Don't include pictures. Quote the lines below from the first through the line that contains "import plotly.graph_objects as go".

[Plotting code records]
————
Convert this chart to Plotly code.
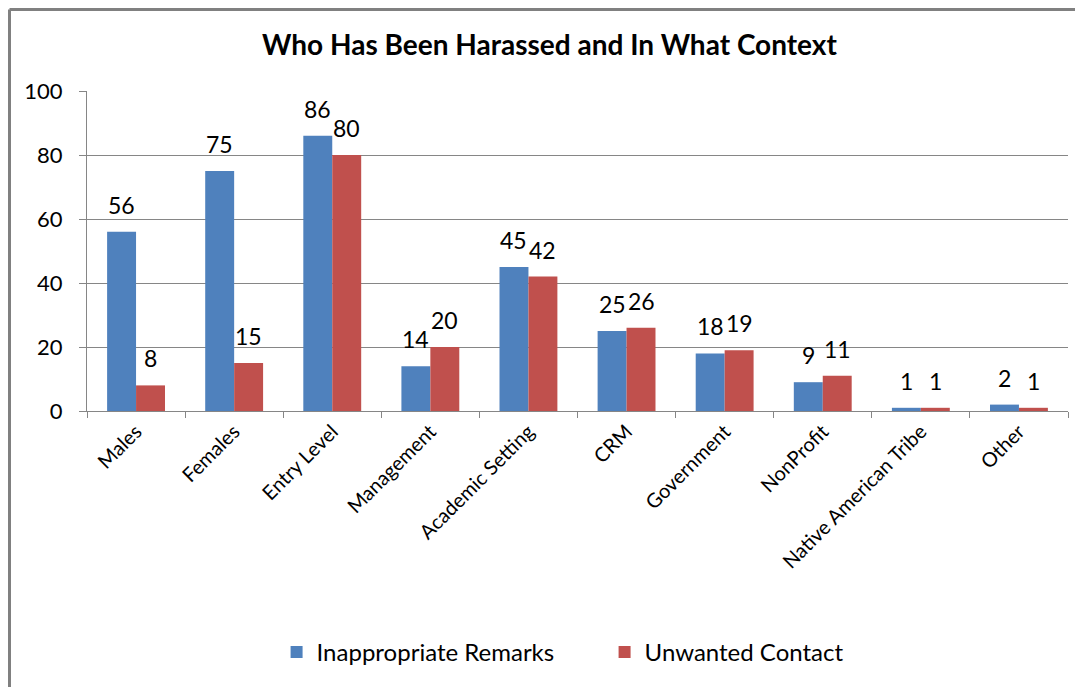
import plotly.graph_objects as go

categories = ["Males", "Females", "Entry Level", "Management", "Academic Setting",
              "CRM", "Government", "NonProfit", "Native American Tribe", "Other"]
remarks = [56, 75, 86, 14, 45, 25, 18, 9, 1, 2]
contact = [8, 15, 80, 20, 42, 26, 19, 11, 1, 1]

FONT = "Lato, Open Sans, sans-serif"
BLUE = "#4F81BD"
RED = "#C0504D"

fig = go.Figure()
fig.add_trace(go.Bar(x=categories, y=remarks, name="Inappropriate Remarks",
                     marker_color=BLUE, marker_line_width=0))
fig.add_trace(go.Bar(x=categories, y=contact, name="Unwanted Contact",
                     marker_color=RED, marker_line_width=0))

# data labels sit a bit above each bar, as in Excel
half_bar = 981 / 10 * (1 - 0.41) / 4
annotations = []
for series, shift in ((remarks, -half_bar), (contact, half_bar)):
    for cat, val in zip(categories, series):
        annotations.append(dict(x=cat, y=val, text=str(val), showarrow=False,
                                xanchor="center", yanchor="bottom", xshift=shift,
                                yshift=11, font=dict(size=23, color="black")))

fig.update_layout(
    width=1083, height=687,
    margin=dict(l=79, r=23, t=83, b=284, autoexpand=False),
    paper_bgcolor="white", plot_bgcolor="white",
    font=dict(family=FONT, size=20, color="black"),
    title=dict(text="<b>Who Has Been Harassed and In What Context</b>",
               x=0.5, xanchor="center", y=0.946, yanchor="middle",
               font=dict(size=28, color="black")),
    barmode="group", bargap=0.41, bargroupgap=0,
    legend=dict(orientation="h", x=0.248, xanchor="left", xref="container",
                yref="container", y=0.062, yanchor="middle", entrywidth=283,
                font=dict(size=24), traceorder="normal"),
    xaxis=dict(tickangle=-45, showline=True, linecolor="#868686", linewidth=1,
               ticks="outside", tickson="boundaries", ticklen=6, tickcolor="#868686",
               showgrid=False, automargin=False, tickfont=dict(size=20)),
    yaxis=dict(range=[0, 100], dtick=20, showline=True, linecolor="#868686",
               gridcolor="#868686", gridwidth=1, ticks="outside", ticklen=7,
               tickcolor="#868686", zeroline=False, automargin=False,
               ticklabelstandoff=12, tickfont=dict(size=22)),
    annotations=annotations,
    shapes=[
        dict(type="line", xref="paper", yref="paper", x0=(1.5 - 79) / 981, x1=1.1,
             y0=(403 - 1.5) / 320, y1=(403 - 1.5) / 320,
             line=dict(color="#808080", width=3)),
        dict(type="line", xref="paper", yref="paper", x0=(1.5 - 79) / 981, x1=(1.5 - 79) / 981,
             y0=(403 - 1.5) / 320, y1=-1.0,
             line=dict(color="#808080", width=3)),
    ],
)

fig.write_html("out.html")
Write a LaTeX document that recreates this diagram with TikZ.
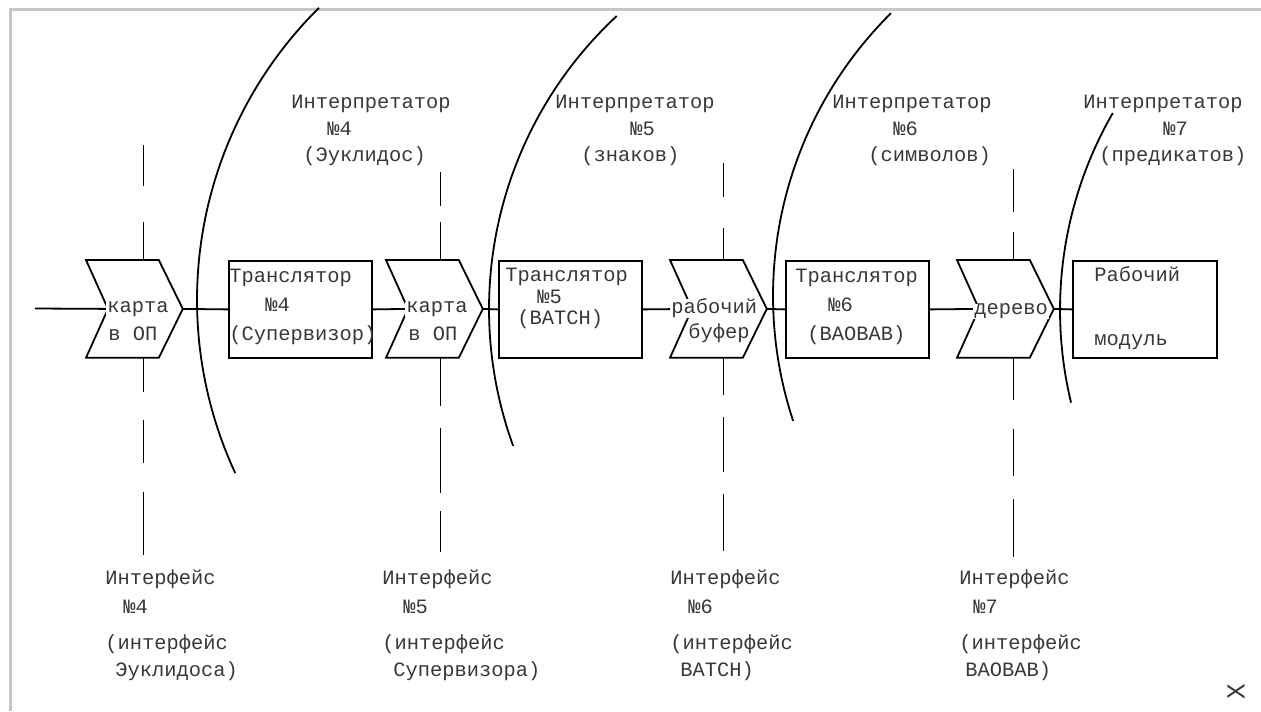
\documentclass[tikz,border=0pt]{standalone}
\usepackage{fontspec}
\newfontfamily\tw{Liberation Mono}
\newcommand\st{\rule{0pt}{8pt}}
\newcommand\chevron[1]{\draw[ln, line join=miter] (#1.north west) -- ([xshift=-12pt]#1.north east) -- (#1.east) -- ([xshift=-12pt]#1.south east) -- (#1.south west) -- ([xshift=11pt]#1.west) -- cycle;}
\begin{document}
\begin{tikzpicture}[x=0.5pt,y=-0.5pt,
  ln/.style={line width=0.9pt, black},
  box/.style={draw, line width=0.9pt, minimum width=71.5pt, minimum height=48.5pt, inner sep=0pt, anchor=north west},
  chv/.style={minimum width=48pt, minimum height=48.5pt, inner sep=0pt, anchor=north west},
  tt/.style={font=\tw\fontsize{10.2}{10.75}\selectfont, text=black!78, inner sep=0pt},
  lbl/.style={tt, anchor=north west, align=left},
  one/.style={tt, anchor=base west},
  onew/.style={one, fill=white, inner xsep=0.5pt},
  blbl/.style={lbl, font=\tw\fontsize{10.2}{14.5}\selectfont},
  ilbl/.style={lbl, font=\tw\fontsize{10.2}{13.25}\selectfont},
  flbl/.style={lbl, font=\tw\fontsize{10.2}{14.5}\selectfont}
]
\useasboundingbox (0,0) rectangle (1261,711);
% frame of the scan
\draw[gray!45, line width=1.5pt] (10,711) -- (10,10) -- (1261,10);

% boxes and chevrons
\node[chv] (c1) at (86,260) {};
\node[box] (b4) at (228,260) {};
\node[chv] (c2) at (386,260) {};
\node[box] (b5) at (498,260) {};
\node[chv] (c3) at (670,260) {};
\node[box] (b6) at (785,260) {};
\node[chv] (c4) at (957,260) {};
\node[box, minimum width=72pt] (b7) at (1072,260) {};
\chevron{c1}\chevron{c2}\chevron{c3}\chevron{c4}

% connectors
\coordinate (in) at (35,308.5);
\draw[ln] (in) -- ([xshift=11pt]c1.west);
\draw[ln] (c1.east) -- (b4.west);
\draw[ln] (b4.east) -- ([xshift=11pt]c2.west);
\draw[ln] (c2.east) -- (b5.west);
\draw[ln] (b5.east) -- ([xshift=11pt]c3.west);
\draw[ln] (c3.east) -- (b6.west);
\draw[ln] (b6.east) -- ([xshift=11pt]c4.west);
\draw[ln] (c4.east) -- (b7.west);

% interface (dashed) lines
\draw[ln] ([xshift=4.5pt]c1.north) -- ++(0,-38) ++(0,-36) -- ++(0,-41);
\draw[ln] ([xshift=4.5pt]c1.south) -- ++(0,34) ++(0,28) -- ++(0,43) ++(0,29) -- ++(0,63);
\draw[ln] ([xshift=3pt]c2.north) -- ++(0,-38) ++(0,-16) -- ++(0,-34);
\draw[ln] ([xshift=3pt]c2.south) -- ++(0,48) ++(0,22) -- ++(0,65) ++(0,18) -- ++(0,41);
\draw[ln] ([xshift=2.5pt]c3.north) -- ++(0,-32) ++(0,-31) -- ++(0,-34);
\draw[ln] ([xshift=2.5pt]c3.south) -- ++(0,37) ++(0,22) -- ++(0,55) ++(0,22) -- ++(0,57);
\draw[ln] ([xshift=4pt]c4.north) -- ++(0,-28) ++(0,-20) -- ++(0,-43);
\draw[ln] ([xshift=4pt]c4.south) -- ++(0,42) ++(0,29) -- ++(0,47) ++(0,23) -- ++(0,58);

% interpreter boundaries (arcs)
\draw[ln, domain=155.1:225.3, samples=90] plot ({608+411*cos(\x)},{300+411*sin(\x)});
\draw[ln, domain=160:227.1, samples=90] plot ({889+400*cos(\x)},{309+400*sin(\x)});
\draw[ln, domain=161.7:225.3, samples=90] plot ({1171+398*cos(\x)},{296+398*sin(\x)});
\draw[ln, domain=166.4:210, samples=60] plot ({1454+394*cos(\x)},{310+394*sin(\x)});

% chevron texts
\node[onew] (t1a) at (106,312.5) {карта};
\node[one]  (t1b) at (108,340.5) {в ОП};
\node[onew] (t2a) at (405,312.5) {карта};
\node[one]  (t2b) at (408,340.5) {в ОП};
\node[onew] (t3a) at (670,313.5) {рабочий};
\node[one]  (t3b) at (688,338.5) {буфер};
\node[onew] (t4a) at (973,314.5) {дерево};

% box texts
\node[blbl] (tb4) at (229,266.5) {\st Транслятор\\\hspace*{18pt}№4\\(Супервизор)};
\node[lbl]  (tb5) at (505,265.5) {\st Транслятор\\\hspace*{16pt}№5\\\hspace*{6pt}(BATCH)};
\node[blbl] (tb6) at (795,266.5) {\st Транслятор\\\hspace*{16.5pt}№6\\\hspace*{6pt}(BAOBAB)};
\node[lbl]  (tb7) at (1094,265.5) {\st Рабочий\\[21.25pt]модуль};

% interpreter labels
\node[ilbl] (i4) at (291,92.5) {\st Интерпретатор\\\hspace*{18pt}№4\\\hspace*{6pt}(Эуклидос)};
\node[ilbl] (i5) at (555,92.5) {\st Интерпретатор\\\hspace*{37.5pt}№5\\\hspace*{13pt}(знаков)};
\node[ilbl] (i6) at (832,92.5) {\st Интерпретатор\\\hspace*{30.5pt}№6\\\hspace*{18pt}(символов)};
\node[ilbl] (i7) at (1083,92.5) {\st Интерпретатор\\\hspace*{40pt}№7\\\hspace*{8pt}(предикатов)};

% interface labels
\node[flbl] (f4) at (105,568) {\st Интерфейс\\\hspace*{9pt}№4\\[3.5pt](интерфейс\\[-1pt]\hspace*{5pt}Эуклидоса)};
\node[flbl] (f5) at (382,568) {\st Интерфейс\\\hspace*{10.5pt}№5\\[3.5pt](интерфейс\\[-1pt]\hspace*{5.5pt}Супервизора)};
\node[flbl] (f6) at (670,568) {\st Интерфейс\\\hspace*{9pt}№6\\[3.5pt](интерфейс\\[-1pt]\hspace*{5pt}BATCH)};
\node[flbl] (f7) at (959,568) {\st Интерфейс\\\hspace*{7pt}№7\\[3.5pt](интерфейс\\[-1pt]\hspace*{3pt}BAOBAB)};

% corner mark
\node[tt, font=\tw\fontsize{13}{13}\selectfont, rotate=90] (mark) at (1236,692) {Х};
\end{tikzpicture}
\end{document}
————
• _Solution for this exercise_
Convert this chart to Plotly code.
import plotly.graph_objects as go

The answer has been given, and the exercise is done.